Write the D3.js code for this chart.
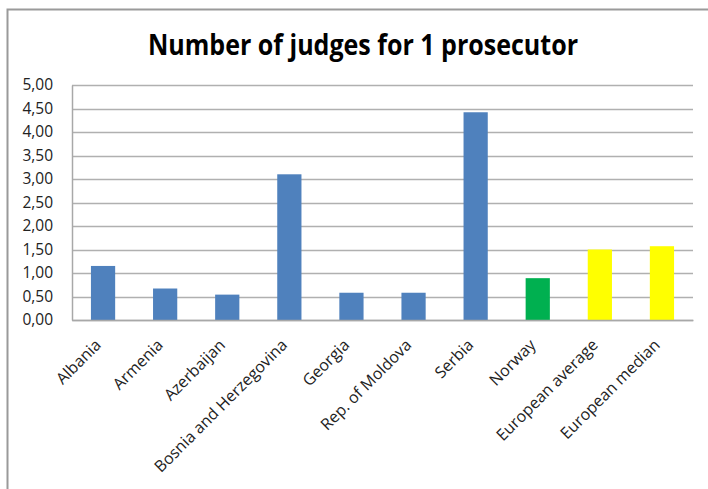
<!DOCTYPE html>
<html>
<head>
<meta charset="utf-8">
<script src="https://cdn.jsdelivr.net/npm/d3@7/dist/d3.min.js"></script>
<style>
  html, body { margin: 0; padding: 0; background: #fff; }
  svg { display: block; }
</style>
</head>
<body>
<script>
// Judges per prosecutor, by country plus European reference values
const categories = ["Albania", "Armenia", "Azerbaijan", "Bosnia and Herzegovina", "Georgia",
  "Rep. of Moldova", "Serbia", "Norway", "European average", "European median"];
const values = [1.15, 0.67, 0.54, 3.10, 0.58, 0.58, 4.42, 0.89, 1.50, 1.57];
const groups = ["country", "country", "country", "country", "country",
  "country", "country", "reference", "benchmark", "benchmark"];
const yTicks = [0, 0.5, 1, 1.5, 2, 2.5, 3, 3.5, 4, 4.5, 5];
const title = "Number of judges for 1 prosecutor";

const W = 708, H = 489;
const margin = { left: 72, right: 15, top: 85, bottom: 169 };
const font = "'Open Sans', sans-serif";

const colour = d3.scaleOrdinal()
  .domain(["country", "reference", "benchmark"])
  .range(["#4F81BD", "#00B050", "#FFFF00"]);

const svg = d3.select("body").append("svg").attr("width", W).attr("height", H);

// Outer frame (open on the right and bottom, as clipped)
svg.append("path")
  .attr("d", `M7.5,${H} V9.5 H${W}`)
  .attr("fill", "none").attr("stroke", "#9a9a9a").attr("stroke-width", 2);

const x = d3.scaleBand().domain(categories)
  .range([margin.left, W - margin.right]).paddingInner(0.61).paddingOuter(0.305);
const y = d3.scaleLinear().domain([0, 5]).range([H - margin.bottom, margin.top]);

// Title
svg.append("text")
  .attr("x", 363).attr("y", 55)
  .attr("text-anchor", "middle")
  .attr("font-family", font)
  .attr("font-weight", "bold").attr("font-size", 28)
  .attr("textLength", 430).attr("lengthAdjust", "spacingAndGlyphs")
  .attr("fill", "#000")
  .text(title);

// Horizontal gridlines
svg.append("g").selectAll("line").data(yTicks).join("line")
  .attr("x1", margin.left).attr("x2", W - margin.right)
  .attr("y1", d => Math.round(y(d)) + 0.5).attr("y2", d => Math.round(y(d)) + 0.5)
  .attr("stroke", "#b0b0b0").attr("stroke-width", 1.5);

// Y axis
const yAxis = d3.axisLeft(y).tickValues(yTicks)
  .tickFormat(d => d3.format(".2f")(d).replace(".", ","))
  .tickSize(0).tickPadding(19);
const gy = svg.append("g").attr("transform", `translate(${margin.left},0)`).call(yAxis);
gy.select(".domain").attr("stroke", "#a8a8a8").attr("stroke-width", 1.5);
gy.selectAll("text")
  .attr("font-family", font).attr("font-size", 15.5).attr("fill", "#222");

// Bars
svg.append("g").selectAll("rect").data(categories).join("rect")
  .attr("x", d => x(d))
  .attr("width", x.bandwidth())
  .attr("y", (d, i) => y(values[i]))
  .attr("height", (d, i) => y(0) - y(values[i]))
  .attr("fill", (d, i) => colour(groups[i]));

// X axis
const xAxis = d3.axisBottom(x).tickSize(0).tickPadding(0);
const gx = svg.append("g").attr("transform", `translate(0,${y(0)})`).call(xAxis);
gx.select(".domain").attr("stroke", "#a8a8a8").attr("stroke-width", 1.5);
gx.selectAll("text")
  .attr("font-family", font).attr("font-size", 16).attr("fill", "#222")
  .attr("text-anchor", "end")
  .attr("dy", null)
  .attr("transform", "translate(-1,26) rotate(-45)");
</script>
</body>
</html>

Given exercise:
Make an exact copy of the data, leaving its pictures out.

Answer to this exercise:
Write the D3.js code for this chart.
<!DOCTYPE html>
<html>
<head>
<meta charset="utf-8">
<script src="https://cdn.jsdelivr.net/npm/d3@7/dist/d3.min.js"></script>
<style>
  html, body { margin: 0; padding: 0; background: #fff; }
  svg { display: block; }
</style>
</head>
<body>
<script>
// Judges per prosecutor, by country plus European reference values
const categories = ["Albania", "Armenia", "Azerbaijan", "Bosnia and Herzegovina", "Georgia",
  "Rep. of Moldova", "Serbia", "Norway", "European average", "European median"];
const values = [1.15, 0.67, 0.54, 3.10, 0.58, 0.58, 4.42, 0.89, 1.50, 1.57];
const groups = ["country", "country", "country", "country", "country",
  "country", "country", "reference", "benchmark", "benchmark"];
const yTicks = [0, 0.5, 1, 1.5, 2, 2.5, 3, 3.5, 4, 4.5, 5];
const title = "Number of judges for 1 prosecutor";

const W = 708, H = 489;
const margin = { left: 72, right: 15, top: 85, bottom: 169 };
const font = "'Open Sans', sans-serif";

const colour = d3.scaleOrdinal()
  .domain(["country", "reference", "benchmark"])
  .range(["#4F81BD", "#00B050", "#FFFF00"]);

const svg = d3.select("body").append("svg").attr("width", W).attr("height", H);

// Outer frame (open on the right and bottom, as clipped)
svg.append("path")
  .attr("d", `M7.5,${H} V9.5 H${W}`)
  .attr("fill", "none").attr("stroke", "#9a9a9a").attr("stroke-width", 2);

const x = d3.scaleBand().domain(categories)
  .range([margin.left, W - margin.right]).paddingInner(0.61).paddingOuter(0.305);
const y = d3.scaleLinear().domain([0, 5]).range([H - margin.bottom, margin.top]);

// Title
svg.append("text")
  .attr("x", 363).attr("y", 55)
  .attr("text-anchor", "middle")
  .attr("font-family", font)
  .attr("font-weight", "bold").attr("font-size", 28)
  .attr("textLength", 430).attr("lengthAdjust", "spacingAndGlyphs")
  .attr("fill", "#000")
  .text(title);

// Horizontal gridlines
svg.append("g").selectAll("line").data(yTicks).join("line")
  .attr("x1", margin.left).attr("x2", W - margin.right)
  .attr("y1", d => Math.round(y(d)) + 0.5).attr("y2", d => Math.round(y(d)) + 0.5)
  .attr("stroke", "#b0b0b0").attr("stroke-width", 1.5);

// Y axis
const yAxis = d3.axisLeft(y).tickValues(yTicks)
  .tickFormat(d => d3.format(".2f")(d).replace(".", ","))
  .tickSize(0).tickPadding(19);
const gy = svg.append("g").attr("transform", `translate(${margin.left},0)`).call(yAxis);
gy.select(".domain").attr("stroke", "#a8a8a8").attr("stroke-width", 1.5);
gy.selectAll("text")
  .attr("font-family", font).attr("font-size", 15.5).attr("fill", "#222");

// Bars
svg.append("g").selectAll("rect").data(categories).join("rect")
  .attr("x", d => x(d))
  .attr("width", x.bandwidth())
  .attr("y", (d, i) => y(values[i]))
  .attr("height", (d, i) => y(0) - y(values[i]))
  .attr("fill", (d, i) => colour(groups[i]));

// X axis
const xAxis = d3.axisBottom(x).tickSize(0).tickPadding(0);
const gx = svg.append("g").attr("transform", `translate(0,${y(0)})`).call(xAxis);
gx.select(".domain").attr("stroke", "#a8a8a8").attr("stroke-width", 1.5);
gx.selectAll("text")
  .attr("font-family", font).attr("font-size", 16).attr("fill", "#222")
  .attr("text-anchor", "end")
  .attr("dy", null)
  .attr("transform", "translate(-1,26) rotate(-45)");
</script>
</body>
</html>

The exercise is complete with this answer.